Tra i fattori specifici:

  • L'intervento dell'elemento creativo nel processo di apprendimento e di uno spazio che potremmo definire di “gioco”
    Anche se l'obiettivo finale è quello di apprendere una professionalità che permetta di entrare nel mondo del lavoro, nel teatro non solo ci si impegna e si fatica per costruire un “prodotto” culturalmente valido, ma si “inventa e si crea” qualcosa di nuovo e ci si diverte.
  • la mobilizzazione di percezioni e sentimenti prima occultati dalla sofferenza attivati anche dalla dinamicità che lega l'attore al personaggio, altro da sé ma al contempo espressione di una parte di sé. Pensiamo che gli allievi abbiano trovato uno spazio intermedio tra il loro mondo interno, pieno di angoscia, frammentazione e ‘fantasmi', ed un mondo esterno, che non è quello della realtà ma quello di una messa in scena in cui i personaggi recitano una vita. Per questo motivo tutto diventa meno pericoloso, si può giocare, si può sbagliare, lo si può rimodellare (inventare storie sui personaggi o personaggi nelle storie) E questo ‘esercizio' li facilita poi nella vita reale.
  • il pubblico, che con il suo guardare attivo e silenzioso, esercita una funzione di specchio. Rappresenta l'altro che guarda (il familiare, l'amico, lo sconosciuto…) che vede il protagonista in una veste nuova, creativa e di successo; che può, attraverso l'applauso, riconoscere nel protagonista capacità e rimandargli un'immagine positiva e rinforzarne l'autostima e il senso di identità.

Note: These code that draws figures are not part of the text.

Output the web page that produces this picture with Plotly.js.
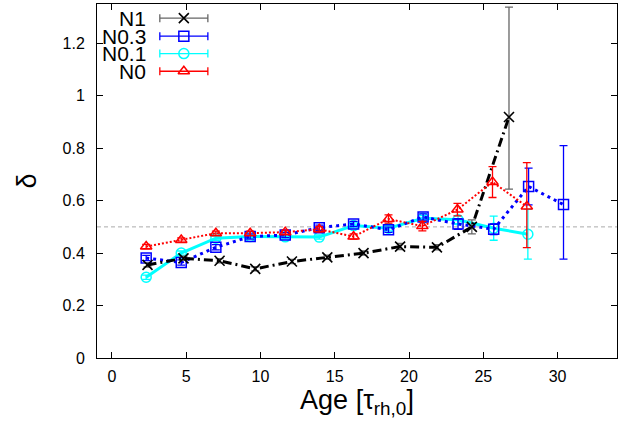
<!DOCTYPE html>
<html>
<head>
<meta charset="utf-8">
<script src="https://cdn.plot.ly/plotly-3.0.1.min.js"></script>
<style>html,body{margin:0;padding:0;background:#fff;}#chart{width:628px;height:421px;}</style>
</head>
<body>
<div id="chart"></div>
<script>
// ---- data ----
const seriesNames = ["N1", "N0.3", "N0.1", "N0"];

const n1Age   = [2.4, 4.82, 7.25, 9.65, 12.12, 14.5, 16.94, 19.4, 21.88, 24.23, 26.73];
const n1Delta = [0.355, 0.38, 0.371, 0.34, 0.368, 0.384, 0.40, 0.425, 0.422, 0.50, 0.919];
const n1ErrUp = [0.008, 0.008, 0.008, 0.008, 0.008, 0.008, 0.008, 0.012, 0.01, 0.027, 0.419];
const n1ErrDn = [0.008, 0.008, 0.008, 0.008, 0.008, 0.008, 0.008, 0.012, 0.01, 0.027, 0.275];

const n03Age   = [2.31, 4.67, 7.0, 9.31, 11.67, 13.96, 16.27, 18.62, 20.95, 23.3, 25.7, 28.05, 30.4];
const n03Delta = [0.381, 0.364, 0.422, 0.463, 0.469, 0.497, 0.511, 0.489, 0.538, 0.511, 0.491, 0.654, 0.585];
const n03ErrUp = [0.01, 0.01, 0.01, 0.01, 0.01, 0.01, 0.01, 0.01, 0.012, 0.02, 0.02, 0.07, 0.225];
const n03ErrDn = [0.01, 0.01, 0.01, 0.01, 0.01, 0.01, 0.01, 0.01, 0.012, 0.02, 0.02, 0.07, 0.208];

const n01Age   = [2.31, 4.67, 7.0, 9.31, 11.67, 13.96, 16.27, 18.62, 20.95, 23.3, 25.7, 28.0];
const n01Delta = [0.308, 0.40, 0.457, 0.463, 0.462, 0.461, 0.505, 0.495, 0.533, 0.527, 0.495, 0.472];
const n01ErrUp = [0.008, 0.008, 0.008, 0.008, 0.008, 0.008, 0.01, 0.01, 0.01, 0.015, 0.046, 0.095];
const n01ErrDn = [0.008, 0.008, 0.008, 0.008, 0.008, 0.008, 0.01, 0.01, 0.01, 0.015, 0.046, 0.095];

const n0Age   = [2.31, 4.67, 7.0, 9.31, 11.67, 13.96, 16.27, 18.62, 20.9, 23.26, 25.62, 27.93];
const n0Delta = [0.425, 0.45, 0.476, 0.476, 0.48, 0.491, 0.463, 0.53, 0.503, 0.566, 0.671, 0.578];
const n0ErrUp = [0.008, 0.008, 0.008, 0.008, 0.008, 0.01, 0.01, 0.016, 0.018, 0.024, 0.059, 0.167];
const n0ErrDn = [0.008, 0.008, 0.008, 0.008, 0.008, 0.01, 0.01, 0.016, 0.018, 0.024, 0.059, 0.157];

const referenceDelta = 0.5;
const xTicks = [0, 5, 10, 15, 20, 25, 30];
const yTicks = [0, 0.2, 0.4, 0.6, 0.8, 1, 1.2];

// ---- styles ----
const FONT = "Liberation Sans, Arial, sans-serif";
const styles = {
  "N1":   {color: "#000000", err: "#666666", dash: "9px,4px,2px,4px", width: 3, symbol: "x-thin-open", msize: 10, mline: 1.6},
  "N0.3": {color: "#0000ff", err: "#0000ff", dash: "3px,4px", width: 3, symbol: "square-open", msize: 10, mline: 1.5},
  "N0.1": {color: "#00ffff", err: "#00ffff", dash: "solid", width: 3, symbol: "circle-open", msize: 10, mline: 1.5},
  "N0":   {color: "#ff0000", err: "#ff0000", dash: "2px,2px", width: 2, symbol: "triangle-up-open", msize: 10, mline: 1.5}
};

function seriesTrace(name, x, y, up, dn) {
  const s = styles[name];
  return {
    type: "scatter", mode: "lines+markers", name: name, x: x, y: y,
    line: {color: s.color, width: s.width, dash: s.dash},
    marker: {symbol: s.symbol, size: s.msize, color: s.color, line: {color: s.color, width: s.mline}},
    error_y: {type: "data", symmetric: false, array: up, arrayminus: dn, color: s.err, thickness: 1.3, width: 4},
    showlegend: false, cliponaxis: true
  };
}

const traces = [
  seriesTrace("N0.1", n01Age, n01Delta, n01ErrUp, n01ErrDn),
  seriesTrace("N0.3", n03Age, n03Delta, n03ErrUp, n03ErrDn),
  seriesTrace("N1", n1Age, n1Delta, n1ErrUp, n1ErrDn),
  seriesTrace("N0", n0Age, n0Delta, n0ErrUp, n0ErrDn)
];

// ---- gnuplot-style key (layout geometry in overlay-axis fractions) ----
const KEY_SAMPLE_X = 0.167;
const KEY_HALF_LEN = 0.0462;
const KEY_TEXT_X = 0.099;
const KEY_ROW_Y = [0.960, 0.909, 0.860, 0.810];
const annotations = [];
seriesNames.forEach(function (name, i) {
  const s = styles[name];
  traces.push({
    type: "scatter", mode: "markers", x: [KEY_SAMPLE_X], y: [KEY_ROW_Y[i]],
    xaxis: "x2", yaxis: "y2", showlegend: false, hoverinfo: "skip",
    marker: {symbol: s.symbol, size: s.msize, color: s.color, line: {color: s.color, width: s.mline}},
    error_x: {type: "constant", value: KEY_HALF_LEN, color: s.err, thickness: 1.3, width: 4}
  });
  annotations.push({
    xref: "paper", yref: "paper", x: KEY_TEXT_X, y: KEY_ROW_Y[i],
    xanchor: "right", yanchor: "middle", showarrow: false, text: name,
    font: {family: FONT, size: 21, color: "#000"}
  });
});

const axisCommon = {
  showgrid: false, zeroline: false, showline: true, linecolor: "#000", linewidth: 1,
  mirror: "ticks", ticks: "inside", ticklen: 6, tickwidth: 1, tickcolor: "#000",
  tickfont: {family: FONT, size: 16, color: "#000"}
};

const layout = {
  width: 628, height: 421,
  margin: {l: 97, r: 11, t: 4, b: 63, pad: 0},
  paper_bgcolor: "#fff", plot_bgcolor: "#fff",
  showlegend: false,
  xaxis: Object.assign({}, axisCommon, {
    range: [-1, 34], tickmode: "array", tickvals: xTicks, ticktext: xTicks.map(String),
    ticklabelstandoff: 4,
    title: {text: "Age [τ<sub>rh,0</sub>]", font: {family: FONT, size: 27, color: "#000"}, standoff: 5}
  }),
  yaxis: Object.assign({}, axisCommon, {
    range: [0, 1.35], tickmode: "array", tickvals: yTicks, ticktext: yTicks.map(String),
    ticklabelstandoff: 8,
    title: {text: "δ", font: {family: FONT, size: 27, color: "#000"}, standoff: 18}
  }),
  xaxis2: {overlaying: "x", range: [0, 1], visible: false, anchor: "y2"},
  yaxis2: {overlaying: "y", range: [0, 1], visible: false, anchor: "x2"},
  shapes: [{
    type: "line", xref: "paper", x0: 0, x1: 1, yref: "y", y0: referenceDelta, y1: referenceDelta,
    line: {color: "#aaaaaa", width: 1, dash: "4px,3px"}, layer: "below"
  }],
  annotations: annotations
};

Plotly.newPlot("chart", traces, layout, {staticPlot: true, displayModeBar: false});
</script>
</body>
</html>
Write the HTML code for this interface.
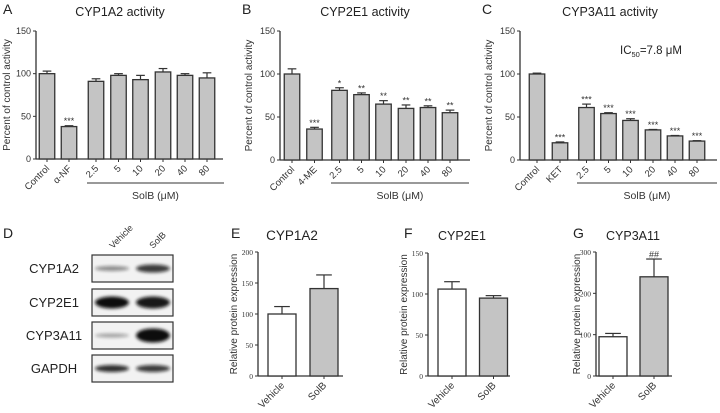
<!DOCTYPE html>
<html><head><meta charset="utf-8"><style>
body{margin:0;background:#fff}
svg{display:block;font-family:"Liberation Sans",sans-serif}
</style></head><body>
<svg id="fig" width="720" height="413" viewBox="0 0 720 413">
<defs><filter id="bl" x="-20%" y="-100%" width="140%" height="300%"><feGaussianBlur stdDeviation="1.6"/></filter></defs>
</svg>
<script>
// Panel A data
const catsA = ["Control","α-NF","2.5","5","10","20","40","80"];
const valsA = [100,38,91,98,93,102,98,95];
const errA = [3,1,3,2,5,4,2,6];
const starsA = ["","***","","","","","",""];
// Panel B data
const catsB = ["Control","4-ME","2.5","5","10","20","40","80"];
const valsB = [100,36,81,76,65,60,61,55];
const errB = [6,2,3,2,4,4,2,3];
const starsB = ["","***","*","**","**","**","**","**"];
// Panel C data
const catsC = ["Control","KET","2.5","5","10","20","40","80"];
const valsC = [100,20,61,54,46,35,28,22];
const errC = [1,1,4,1,2,0.5,0.5,0.5];
const starsC = ["","***","***","***","***","***","***","***"];
const ticksTop = [0,50,100,150];
// Panels E-G data
const catsWB = ["Vehicle","SolB"];
const valsE = [100,141]; const errE = [12,22]; const ticksE = [0,50,100,150,200];
const valsF = [106,95]; const errF = [9,3]; const ticksF = [0,50,100,150];
const valsG = [95,240]; const errG = [8,43]; const ticksG = [0,100,200,300];
const starsG = ["","##"];

const svg = document.getElementById('fig');
const NS = 'http://www.w3.org/2000/svg';
function el(tag, attrs, parent, text){
  const e = document.createElementNS(NS, tag);
  for (const k in attrs) e.setAttribute(k, attrs[k]);
  if (text !== undefined) e.textContent = text;
  (parent || svg).appendChild(e);
  return e;
}

function chart(o){
  const g = el('g', {});
  
  
  const y = v => o.y0 - (v / o.max) * (o.y0 - o.yTop);
  const ax = el('line', {x1:o.ax, y1:o.yTop, x2:o.ax, y2:o.y0, stroke:'#333','stroke-width':1.3}, g);
  
  
  const bx = el('line', {x1:o.ax, y1:o.y0, x2:o.xEnd, y2:o.y0, stroke:'#333','stroke-width':1.3}, g);
  
  
  o.ticks.forEach(t => {
    el('line', {x1:o.ax-3, y1:y(t), x2:o.ax, y2:y(t), stroke:'#333'}, g);
    const tl = el('text', {x:o.ax-5, y:y(t)+3, 'text-anchor':'end', 'font-size':o.tfs, fill:'#333', 'font-family':o.tff || 'Liberation Sans'}, g, t);
    
    
  });
  o.vals.forEach((v, i) => {
    const c = o.centers[i], w = o.bw;
    const e = o.err[i];
    el('line', {x1:c, y1:y(v), x2:c, y2:y(v+e), stroke:'#333','stroke-width':1.2}, g);
    el('line', {x1:c-w*0.28, y1:y(v+e), x2:c+w*0.28, y2:y(v+e), stroke:'#333','stroke-width':1.2}, g);
    const b = el('rect', {x:c-w/2, y:y(v), width:w, height:o.y0-y(v), fill:o.fills[i], stroke:'#333','stroke-width':1.3}, g);
    
    
    el('line', {x1:c, y1:o.y0, x2:c, y2:o.y0+3, stroke:'#333'}, g);
    const lbl = el('text', {x:c+3, y:o.y0+10, 'text-anchor':'end', 'font-size':o.xfs, fill:'#333', transform:`rotate(-45 ${c+3} ${o.y0+10})`}, g, o.cats[i]);
    
    
    if (o.stars && o.stars[i]) {
      const s = el('text', {x:c, y:y(v+e)-1.5, 'text-anchor':'middle', 'font-size':9, fill:'#333'}, g, o.stars[i]);
      
      
    }
  });
  const tt = el('text', {x:o.tx, y:o.ty, 'text-anchor':'middle', 'font-size':o.tsz, fill:'#222'}, g, o.title);
  
  
  const lt = el('text', {x:o.lx, y:o.ly, 'font-size':14, fill:'#222'}, g, o.letter);
  
  
  const yc = (o.yTop + o.y0) / 2;
  const yt = el('text', {x:o.ytx, y:yc, 'text-anchor':'middle', 'font-size':o.ytfs, fill:'#333', transform:`rotate(-90 ${o.ytx} ${yc})`}, g, o.ytitle);
  
  
  if (o.ul) {
    el('line', {x1:o.ul[0], y1:183, x2:o.ul[1], y2:183, stroke:'#333'}, g);
    const sl = el('text', {x:(o.ul[0]+o.ul[1])/2, y:199, 'text-anchor':'middle', 'font-size':10.5, fill:'#333'}, g, 'SolB (μM)');
    
    
  }
}
const grey = '#c4c4c4';
const topCenters = [47,69,96,118.5,140.5,163,185,207];
chart({name:'cyp1a2-activity-chart', ax:36, yTop:31, y0:159, xEnd:223, max:150, ticks:ticksTop, vals:valsA, err:errA, cats:catsA, stars:starsA,
  centers:topCenters, bw:15.5, fills:valsA.map(()=>grey), tfs:9, xfs:9.5, title:'CYP1A2 activity', tx:120, ty:16, tsz:12.5, letter:'A', lx:3, ly:14,
  ytitle:'Percent of control activity', ytx:10, ytfs:10, ul:[87,224]});
chart({name:'cyp2e1-activity-chart', ax:280, yTop:31, y0:160, xEnd:470, max:150, ticks:ticksTop, vals:valsB, err:errB, cats:catsB, stars:starsB,
  centers:[292,314.5,339.5,361.5,383.5,406,428,450], bw:15.5, fills:valsB.map(()=>grey), tfs:9, xfs:9.5, title:'CYP2E1 activity', tx:365, ty:16, tsz:12.5, letter:'B', lx:242, ly:14,
  ytitle:'Percent of control activity', ytx:252, ytfs:10, ul:[331,469]});
chart({name:'cyp3a11-activity-chart', ax:520, yTop:31, y0:160, xEnd:717, max:150, ticks:ticksTop, vals:valsC, err:errC, cats:catsC, stars:starsC,
  centers:[537,560,586.5,608.5,630.5,653,675,697], bw:15.5, fills:valsC.map(()=>grey), tfs:9, xfs:9.5, title:'CYP3A11 activity', tx:610, ty:16, tsz:12.5, letter:'C', lx:482, ly:14,
  ytitle:'Percent of control activity', ytx:492, ytfs:10, ul:[577,717]});
const ic = el('text', {x:620, y:54, 'font-size':11.5, fill:'#222'});
ic.innerHTML = 'IC<tspan font-size="7.5" dy="3">50</tspan><tspan dy="-3">=7.8 μM</tspan>';



chart({name:'cyp1a2-expression-chart', ax:258, yTop:252, y0:376, xEnd:343, max:200, ticks:ticksE, vals:valsE, err:errE, cats:catsWB,
  centers:[282,324], bw:28, fills:['#fff',grey], tfs:7.5, tff:'Liberation Serif', xfs:10, title:'CYP1A2', tx:292, ty:240, tsz:13.5, letter:'E', lx:231, ly:238,
  ytitle:'Relative protein expression', ytx:237, ytfs:10});
chart({name:'cyp2e1-expression-chart', ax:428, yTop:253, y0:376, xEnd:510, max:150, ticks:ticksF, vals:valsF, err:errF, cats:catsWB,
  centers:[452,493.5], bw:28, fills:['#fff',grey], tfs:7.5, tff:'Liberation Serif', xfs:10, title:'CYP2E1', tx:462, ty:240, tsz:12.5, letter:'F', lx:404, ly:238,
  ytitle:'Relative protein expression', ytx:407, ytfs:10});
chart({name:'cyp3a11-expression-chart', ax:596, yTop:252, y0:376, xEnd:672, max:300, ticks:ticksG, vals:valsG, err:errG, cats:catsWB,
  centers:[613,654], bw:28, fills:['#fff',grey], tfs:7.5, tff:'Liberation Serif', xfs:10, title:'CYP3A11', tx:633, ty:240, tsz:12.5, letter:'G', lx:573, ly:238,
  ytitle:'Relative protein expression', ytx:580, ytfs:10, stars:starsG});

// Western blot panel D
const blotRows = ["CYP1A2","CYP2E1","CYP3A11","GAPDH"];
const blotY = [255,289,322,355];
const bandV = [[0.45,2.5],[1,6],[0.35,2],[0.85,3.5]];
const bandS = [[0.8,4],[0.95,6],[1,7],[0.8,3.5]];
const gd = el('g', {});


const dl = el('text', {x:3, y:238, 'font-size':14, fill:'#222'}, gd, 'D');


[["Vehicle",113],["SolB",153]].forEach(([t,x]) => {
  const h = el('text', {x:x, y:249, 'font-size':9, fill:'#333', transform:`rotate(-45 ${x} 249)`}, gd, t);
  
  
});
blotRows.forEach((r, i) => {
  const y0 = blotY[i];
  const bx = el('rect', {x:92, y:y0, width:81, height:27, fill:'#f2f2f2', stroke:'#333', 'stroke-width':1.2}, gd);
  
  
  [[112,bandV[i]],[153,bandS[i]]].forEach(([cx,b]) => {
    el('ellipse', {cx:cx, cy:y0+13.5, rx:17, ry:b[1], fill:'#111', opacity:b[0], filter:'url(#bl)'}, gd);
  });
  const lb = el('text', {x:54, y:y0+18, 'text-anchor':'middle', 'font-size':13, fill:'#222'}, gd, r);
  
  
});
</script>
</body></html>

Pensiamo che questo speciale incontro, sotto molti punti di vista, fra il mondo dell'arte e il mondo della sofferenza mentale si sia rivelato molto proficuo sia per l'arte che per la salute mentale. Pur nella precarietà che caratterizza la figura e il mestiere dell'attore, così come recita il titolo del nostro intervento, titolo peraltro di un testo che evidenzia le contraddizioni e carenze presenti nel percorso e professione dell'attore, le compagnie di ci hanno stupito per l'impegno, la costanza la professionalità con cui continuano a lavorare e a donare piacere e bellezza alla comunità.

Un eroe borghese di Thomas Mann sostiene che una “persona perbene” dovrebbe avere un buon impiego e non scrivere poesie, dipingere quadri, suonare strumenti musicali, fare teatro.
Ai nostri attori diciamo: grazie per averci dimostrato che non è vero!